--- WORK TO COMPLETE ---
Take the lines from the beginning of the material through the line containing "width=235pt,minimum height=376pt] (instr)" and retype them exactly, leaving the pictures out.

--- DATA SEGMENT ---
((
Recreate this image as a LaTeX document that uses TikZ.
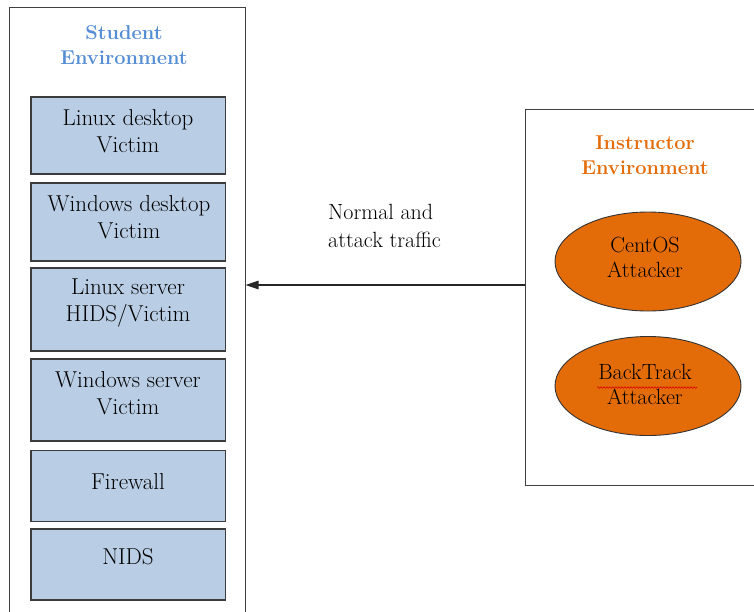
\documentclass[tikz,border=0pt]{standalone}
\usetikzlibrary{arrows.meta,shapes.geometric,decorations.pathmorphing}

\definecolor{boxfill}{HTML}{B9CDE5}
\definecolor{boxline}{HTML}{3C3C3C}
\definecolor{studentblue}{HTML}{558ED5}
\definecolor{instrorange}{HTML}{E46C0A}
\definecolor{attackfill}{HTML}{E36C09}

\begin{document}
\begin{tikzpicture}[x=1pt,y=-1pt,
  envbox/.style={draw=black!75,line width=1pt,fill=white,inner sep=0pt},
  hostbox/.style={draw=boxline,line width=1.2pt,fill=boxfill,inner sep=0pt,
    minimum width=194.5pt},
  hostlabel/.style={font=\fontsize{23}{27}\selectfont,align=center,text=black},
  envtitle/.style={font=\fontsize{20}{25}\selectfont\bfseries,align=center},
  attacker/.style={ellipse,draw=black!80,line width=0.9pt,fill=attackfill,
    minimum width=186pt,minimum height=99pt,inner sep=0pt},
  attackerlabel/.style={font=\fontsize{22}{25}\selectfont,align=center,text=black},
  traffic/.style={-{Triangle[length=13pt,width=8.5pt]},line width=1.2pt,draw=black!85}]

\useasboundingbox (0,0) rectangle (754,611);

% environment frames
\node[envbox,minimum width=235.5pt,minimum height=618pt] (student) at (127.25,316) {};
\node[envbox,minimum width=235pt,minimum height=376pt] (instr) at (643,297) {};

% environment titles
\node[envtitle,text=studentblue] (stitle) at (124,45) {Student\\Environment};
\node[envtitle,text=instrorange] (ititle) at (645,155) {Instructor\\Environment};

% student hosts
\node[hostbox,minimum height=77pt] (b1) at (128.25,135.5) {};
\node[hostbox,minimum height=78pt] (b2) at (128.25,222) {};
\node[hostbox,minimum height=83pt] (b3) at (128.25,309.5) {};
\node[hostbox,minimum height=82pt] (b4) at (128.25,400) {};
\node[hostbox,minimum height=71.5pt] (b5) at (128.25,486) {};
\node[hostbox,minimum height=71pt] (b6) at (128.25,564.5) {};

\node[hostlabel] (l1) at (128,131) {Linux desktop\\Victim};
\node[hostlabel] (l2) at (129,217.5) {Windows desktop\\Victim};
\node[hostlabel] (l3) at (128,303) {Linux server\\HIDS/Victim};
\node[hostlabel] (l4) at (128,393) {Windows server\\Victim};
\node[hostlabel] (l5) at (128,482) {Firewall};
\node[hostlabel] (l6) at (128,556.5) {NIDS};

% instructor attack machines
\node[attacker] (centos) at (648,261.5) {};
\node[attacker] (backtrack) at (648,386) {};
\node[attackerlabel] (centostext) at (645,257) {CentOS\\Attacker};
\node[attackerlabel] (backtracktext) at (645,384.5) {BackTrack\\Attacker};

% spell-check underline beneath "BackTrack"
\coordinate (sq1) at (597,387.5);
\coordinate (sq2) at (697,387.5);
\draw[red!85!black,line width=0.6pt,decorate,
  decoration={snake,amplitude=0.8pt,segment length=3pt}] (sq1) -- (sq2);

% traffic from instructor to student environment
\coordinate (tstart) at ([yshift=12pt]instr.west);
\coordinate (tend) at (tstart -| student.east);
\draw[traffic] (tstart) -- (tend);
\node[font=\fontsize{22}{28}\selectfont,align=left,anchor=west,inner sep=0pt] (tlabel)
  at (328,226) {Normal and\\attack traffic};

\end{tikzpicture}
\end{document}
))
--- EXERCISE ANSWER ---
Recreate this image as a LaTeX document that uses TikZ.
\documentclass[tikz,border=0pt]{standalone}
\usetikzlibrary{arrows.meta,shapes.geometric,decorations.pathmorphing}

\definecolor{boxfill}{HTML}{B9CDE5}
\definecolor{boxline}{HTML}{3C3C3C}
\definecolor{studentblue}{HTML}{558ED5}
\definecolor{instrorange}{HTML}{E46C0A}
\definecolor{attackfill}{HTML}{E36C09}

\begin{document}
\begin{tikzpicture}[x=1pt,y=-1pt,
  envbox/.style={draw=black!75,line width=1pt,fill=white,inner sep=0pt},
  hostbox/.style={draw=boxline,line width=1.2pt,fill=boxfill,inner sep=0pt,
    minimum width=194.5pt},
  hostlabel/.style={font=\fontsize{23}{27}\selectfont,align=center,text=black},
  envtitle/.style={font=\fontsize{20}{25}\selectfont\bfseries,align=center},
  attacker/.style={ellipse,draw=black!80,line width=0.9pt,fill=attackfill,
    minimum width=186pt,minimum height=99pt,inner sep=0pt},
  attackerlabel/.style={font=\fontsize{22}{25}\selectfont,align=center,text=black},
  traffic/.style={-{Triangle[length=13pt,width=8.5pt]},line width=1.2pt,draw=black!85}]

\useasboundingbox (0,0) rectangle (754,611);

% environment frames
\node[envbox,minimum width=235.5pt,minimum height=618pt] (student) at (127.25,316) {};
\node[envbox,minimum width=235pt,minimum height=376pt] (instr) at (643,297) {};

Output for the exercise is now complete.